Exercise -> Leave the pictures out and write out exactly the lines from the top of the entries through the line containing "import * as".

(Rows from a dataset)
[BEGIN]
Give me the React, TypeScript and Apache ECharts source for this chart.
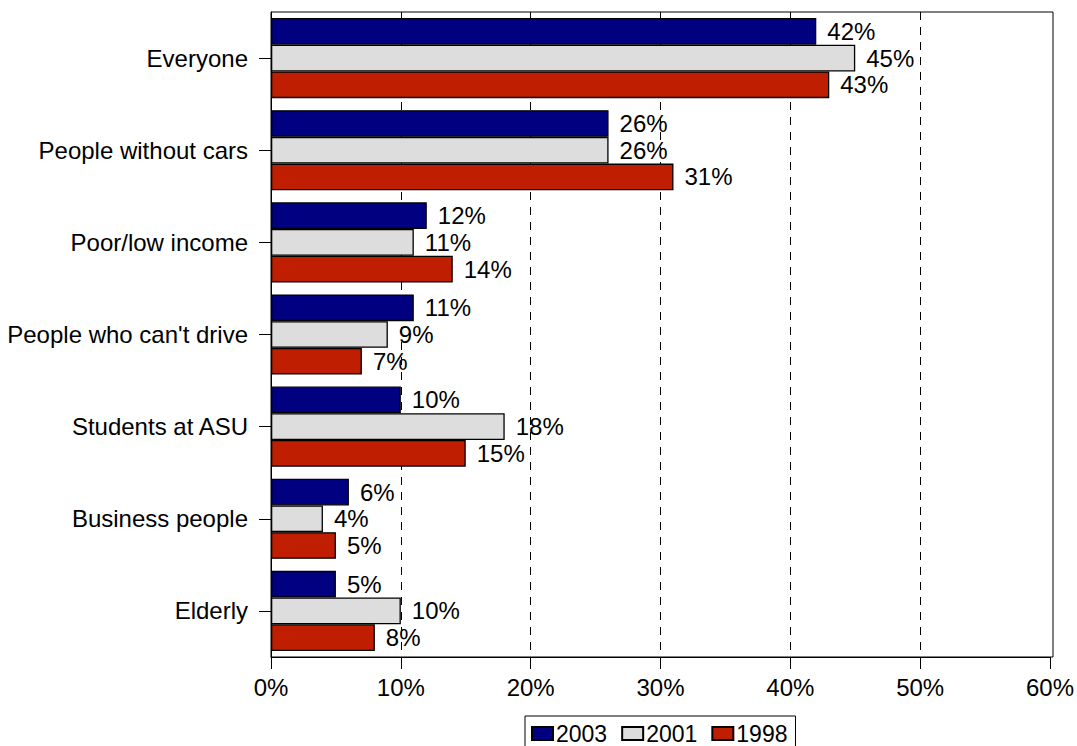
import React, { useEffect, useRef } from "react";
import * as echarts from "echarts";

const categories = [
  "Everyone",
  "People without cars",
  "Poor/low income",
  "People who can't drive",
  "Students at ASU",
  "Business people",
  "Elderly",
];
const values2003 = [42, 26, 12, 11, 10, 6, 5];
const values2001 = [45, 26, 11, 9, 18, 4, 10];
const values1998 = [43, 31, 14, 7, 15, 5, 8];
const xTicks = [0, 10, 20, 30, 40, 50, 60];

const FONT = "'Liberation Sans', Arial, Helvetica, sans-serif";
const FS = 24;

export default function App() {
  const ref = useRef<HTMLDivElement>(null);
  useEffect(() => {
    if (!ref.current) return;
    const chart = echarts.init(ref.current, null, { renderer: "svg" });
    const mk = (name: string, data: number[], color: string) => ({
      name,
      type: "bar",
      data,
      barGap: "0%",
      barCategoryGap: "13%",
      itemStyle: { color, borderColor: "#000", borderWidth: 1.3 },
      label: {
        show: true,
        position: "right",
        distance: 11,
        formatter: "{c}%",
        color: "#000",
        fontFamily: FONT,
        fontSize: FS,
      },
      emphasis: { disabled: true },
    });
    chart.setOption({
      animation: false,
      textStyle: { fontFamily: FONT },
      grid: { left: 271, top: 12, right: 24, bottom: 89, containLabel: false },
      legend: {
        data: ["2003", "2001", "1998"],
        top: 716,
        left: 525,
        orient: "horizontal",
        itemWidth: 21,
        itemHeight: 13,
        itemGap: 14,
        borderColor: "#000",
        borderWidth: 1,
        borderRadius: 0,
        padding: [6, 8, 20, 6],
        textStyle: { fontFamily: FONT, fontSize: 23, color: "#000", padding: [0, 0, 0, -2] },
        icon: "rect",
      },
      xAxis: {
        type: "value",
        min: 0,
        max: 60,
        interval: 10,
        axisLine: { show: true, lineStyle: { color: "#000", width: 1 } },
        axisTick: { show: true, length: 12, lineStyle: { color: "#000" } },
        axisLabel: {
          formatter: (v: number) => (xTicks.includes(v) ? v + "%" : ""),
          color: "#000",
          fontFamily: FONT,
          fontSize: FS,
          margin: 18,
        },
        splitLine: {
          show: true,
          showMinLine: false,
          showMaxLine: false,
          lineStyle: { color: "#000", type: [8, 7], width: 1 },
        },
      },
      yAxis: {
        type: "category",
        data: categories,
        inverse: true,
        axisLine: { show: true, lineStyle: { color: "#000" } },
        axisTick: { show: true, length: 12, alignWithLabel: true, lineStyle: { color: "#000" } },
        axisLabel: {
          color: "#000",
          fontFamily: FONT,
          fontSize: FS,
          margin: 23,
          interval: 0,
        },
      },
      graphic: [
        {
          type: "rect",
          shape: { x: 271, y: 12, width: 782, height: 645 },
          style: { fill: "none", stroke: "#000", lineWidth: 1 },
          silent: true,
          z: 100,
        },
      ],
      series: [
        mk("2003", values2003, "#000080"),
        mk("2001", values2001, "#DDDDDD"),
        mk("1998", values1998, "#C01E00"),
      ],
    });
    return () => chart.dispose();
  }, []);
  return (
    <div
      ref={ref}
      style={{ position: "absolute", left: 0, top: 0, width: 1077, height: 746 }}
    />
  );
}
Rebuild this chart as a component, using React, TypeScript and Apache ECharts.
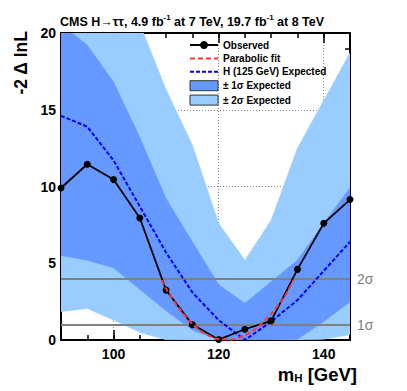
[END]
Output of the task ->
Give me the React, TypeScript and Apache ECharts source for this chart.
import React, { useEffect, useRef } from "react";
import * as echarts from "echarts";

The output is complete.